Three different power steering boxes are found on these Toyotas. An early-style 4WD box was used on 1986 to 1988 pickups and 1986 to 1989 4Runners. Later-style boxes were used on 1989 to 1995 pickups and 1990 to 1995 4Runners. Externally the early and late boxes vary in that the input section of the box is about an inch shorter on the early version. Internally they differ as well. There are also two later boxes with the year split about 1991 to 1992. Externally these seem very similar, but inside the power piston nut and sector shaft gearing is different. Also, the later boxes have a quicker internal gearing ratio, taking fewer turns of the steering wheel to fully exercise the range of the box. All year boxes mount the same way, and the hose tap locations are the same.
These steering boxes work well for adding hydro assist and can easily be tapped to provide the pressurized fluid for the hydraulic ram. Essentially we are using the pressurized fluid exerted on one side or the other on the piston, and routing it to one end or the other of the hydraulic-assist steering ram. One line will be pressurized when turning left and the other when turning right.
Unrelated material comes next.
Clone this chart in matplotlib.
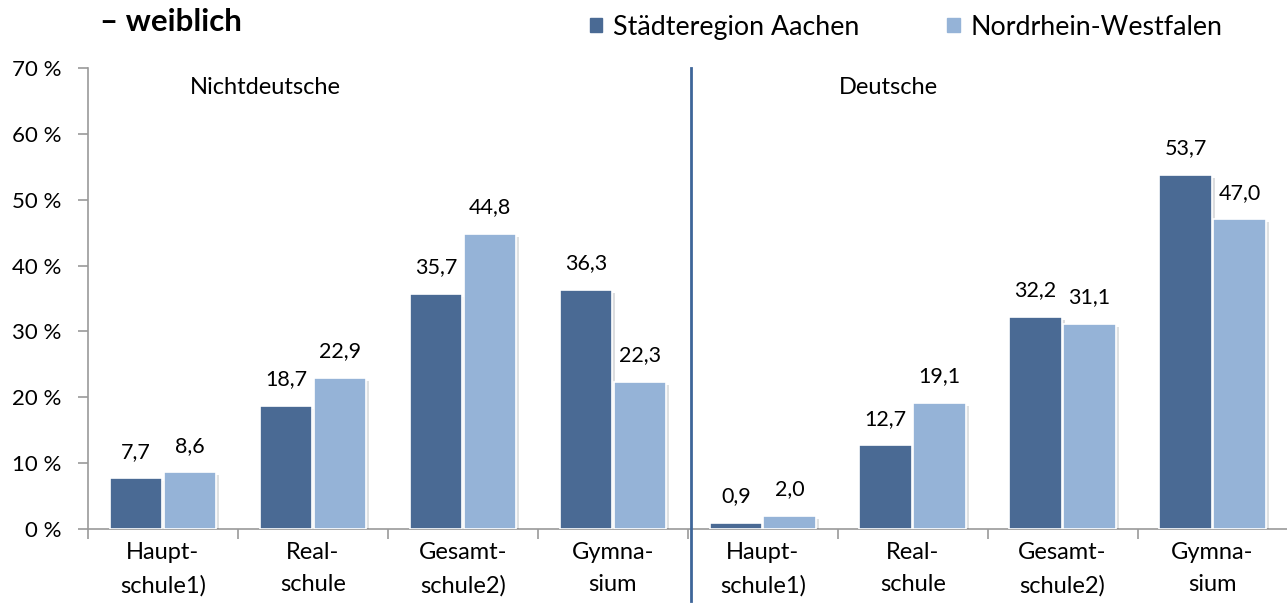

Here is what it takes to tear down, tap, and reassemble a Toyota IFS steering box. This particular steering box was from a 1994 4Runner. Steering boxes typically leak a good bit of fluid during disassembly. The Toyota service manual provides a far more detailed description of the rebuild than what we can show here. Should you happen to fully unscrew the power piston during the process, you will spill out the ball bearings inside. The Toyota manual provides instructions for their reassembly, and we have used them with success in the past.